Yes, but you’ll need to know the exact sensor dimensions and focal length. Smartphone cameras typically have very small sensors (often 1/2.3″ or similar) and short focal lengths (usually 3-6mm), resulting in wide FOVs. Many smartphone manufacturers provide the equivalent 35mm focal length, which you can use with full-frame sensor dimensions to approximate the FOV.
How does FOV relate to angle of view?
Field of View and Angle of View are essentially the same concept, though sometimes used differently in specific contexts. In photography, they’re typically interchangeable. Both refer to the angular extent of the observable scene, though FOV can also refer to the linear dimensions at a specific distance.
Why do my FOV calculations not match the manufacturer’s specifications?
Several factors could cause discrepancies:
- The actual sensor dimensions might differ slightly from the nominal size
- The stated focal length might be rounded
- Manufacturers sometimes report diagonal FOV while you might be calculating horizontal or vertical
- Some lenses (especially zooms) have varying focal lengths at different focus distances
- Manufacturer specifications might account for lens distortion
How does FOV change with focus distance?
For most photographic lenses, FOV remains approximately constant regardless of focus distance. However, some specialized lenses (like macro lenses) can exhibit focus breathing, where the FOV changes slightly as you focus closer. In general optical systems, the FOV calculations assume the lens is focused at infinity or at least at a distance where the focal length doesn’t significantly change.
Advanced FOV Calculation Scenarios
Calculating FOV for Telescopes
For telescopes, FOV calculations involve the eyepiece as well as the telescope’s focal length. The formula is:
FOV = (Eyepiece field stop diameter / Telescope focal length) × (180/π)
Where the eyepiece field stop diameter can often be calculated from the apparent field of view (AFOV) of the eyepiece:
Field stop diameter = 2 × Eyepiece focal length × tan(AFOV/2 × π/180)
FOV in Microscopy
For microscopes, the FOV is determined by the objective lens magnification and the field number (FN) of the eyepiece:
FOV = Field Number / Objective Magnification
The field number is typically marked on the eyepiece (e.g., FN 20) and represents the diameter of the view in millimeters at the intermediate image plane.
FOV for Binoculars
Binocular specifications usually include the angular FOV. To calculate the linear FOV at a specific distance:
Linear FOV = 2 × Distance × tan(Angular FOV/2 × π/180)
For example, 7° FOV at 1000 meters would cover approximately 122.5 meters (7 × 17.45, where 17.45 is the approximation that 1° ≈ 17.45m at 1000m distance).
FOV in Machine Vision
In industrial machine vision applications, precise FOV calculations are crucial for inspection systems.
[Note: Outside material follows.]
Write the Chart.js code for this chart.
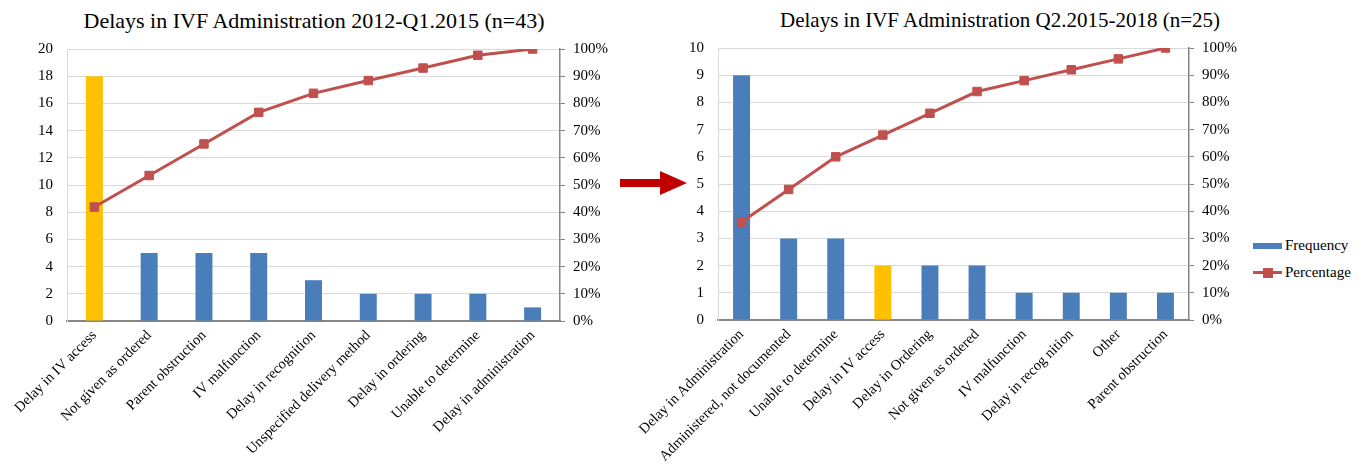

The working distance (WD), sensor size, and lens focal length determine the FOV:
FOVhorizontal = Sensor width × (WD / focal length)
FOVvertical = Sensor height × (WD / focal length)
These linear measurements are often more practical in industrial settings than angular FOV.
Conclusion
Understanding and calculating the field of view is a fundamental skill for anyone working with optical systems. Whether you’re a photographer composing the perfect shot, an astronomer planning observations, or an engineer designing a machine vision system, accurate FOV calculations enable you to make informed decisions about equipment selection and system configuration.
Remember that while the mathematical formulas provide precise calculations, real-world factors like lens distortion, manufacturing tolerances, and practical measurement limitations may cause slight variations. Always test your calculations in practice when precise results are critical.
The interactive calculator at the top of this page provides a practical tool for quick FOV calculations. For more complex scenarios or when highest precision is required, consider using specialized optical design software or consulting with optical engineers.